Category : Cinematic Arts, Documentary Film, Film Festivals, Yugoslav Cinema

The Wall of Memories directed by Vlada Petric is a personal DV essay that has been over a decade in the making — the work of a lifetime.  The lengthy video (over two hours) details the professional and personal history of Professor Petric, who was the founding curator of the Harvard Film Archive and who also taught film studies courses at Harvard University from the 70s until his retirement in 1997.

The slightly uneven nature of the video belies its lengthy production schedule; at times it feels like a video demonstration of his classroom lectures, at others it feels like a marginal tutorial on the possibilities of digital wizardry in the editing room, with a seemingly endless succession of mutating images that often overstay their playful welcome.

Production on this film began in 1997 and it should be noted that The Wall of Memories prefigures the use of video essays as a new form of audio-visual film criticism.  The conceit of the film is a journey across a wall of mementos that adorns the office of Professor Petric — artifacts that have been amassed over the length of his career and that each have their own significance.  Ranging from a miniature replica of the famous sled “Rosebud” from Citizen Kane to the director’s own artistic assemblage (of film strips) inspired by Mondrian, each stop on one of these images affords an opportunity for extended contemplation in both a material and theoretical fashion, often with interesting results.  The images and analyses are not limited to film but also deal with photography, painting, theater and other art forms.  Petric is equally at home expanding on the beauties of all these diverse creative mediums.

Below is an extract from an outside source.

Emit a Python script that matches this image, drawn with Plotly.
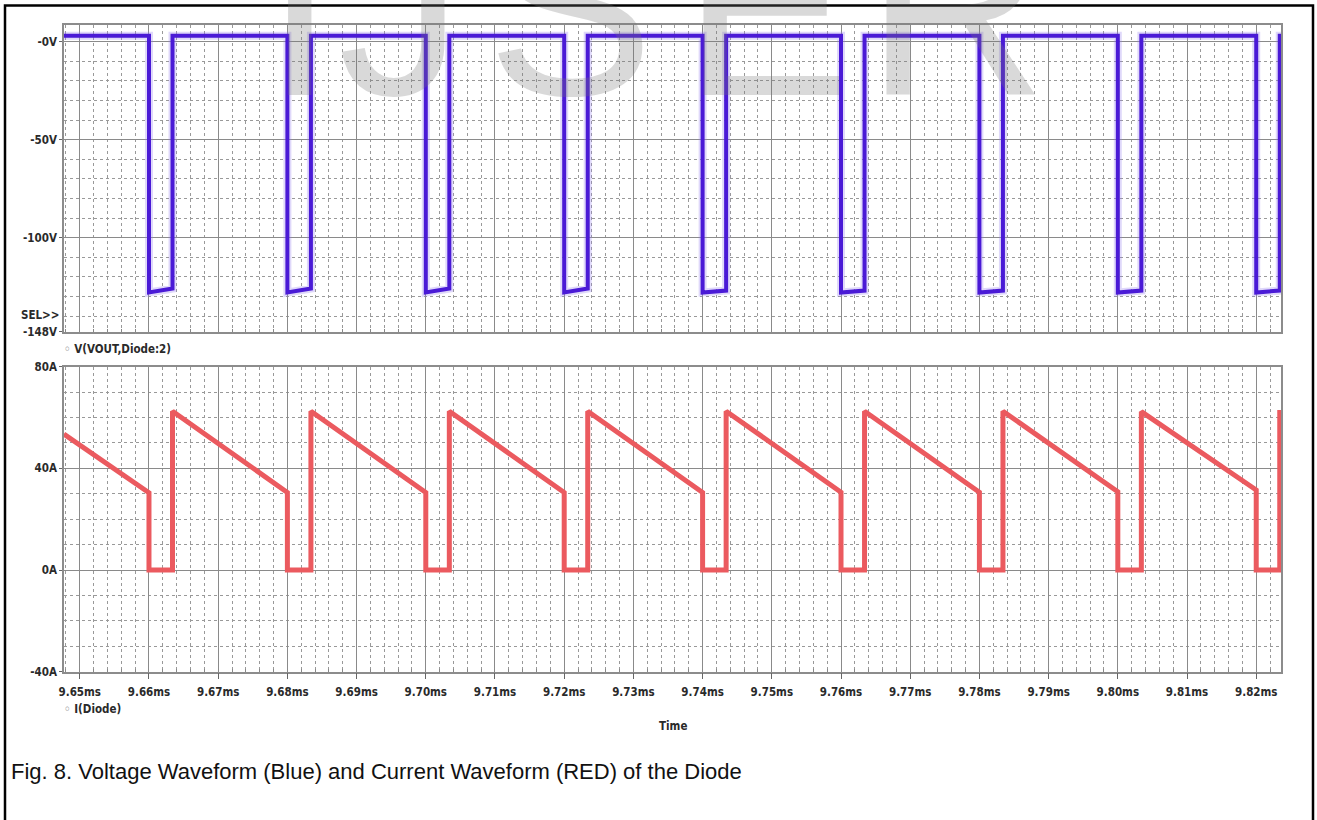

Infused throughout with his biting sense of humor (sometimes even self-deprecating), the video never takes itself too seriously — though it does feature a number of solemn moments, such as a visit to Petric’s place of birth in Bosnia, where it is insinuated that it will be the last time he ever lays eyes on it.  Whatever structural shortcomings the video may have the possibility remains that The Wall of Memories is Professor Petric’s greatest critical work, certainly his most personal and emotional — his magnum opus so to speak.  As a pioneer in the field of academic film studies and one of its early memorable university professors, Petric has made a unique work of art that looks forward at the same time it gazes backwards.  As such, The Wall of Memories may have birthed itself as the first entry in a new critical canon it will ultimately represent.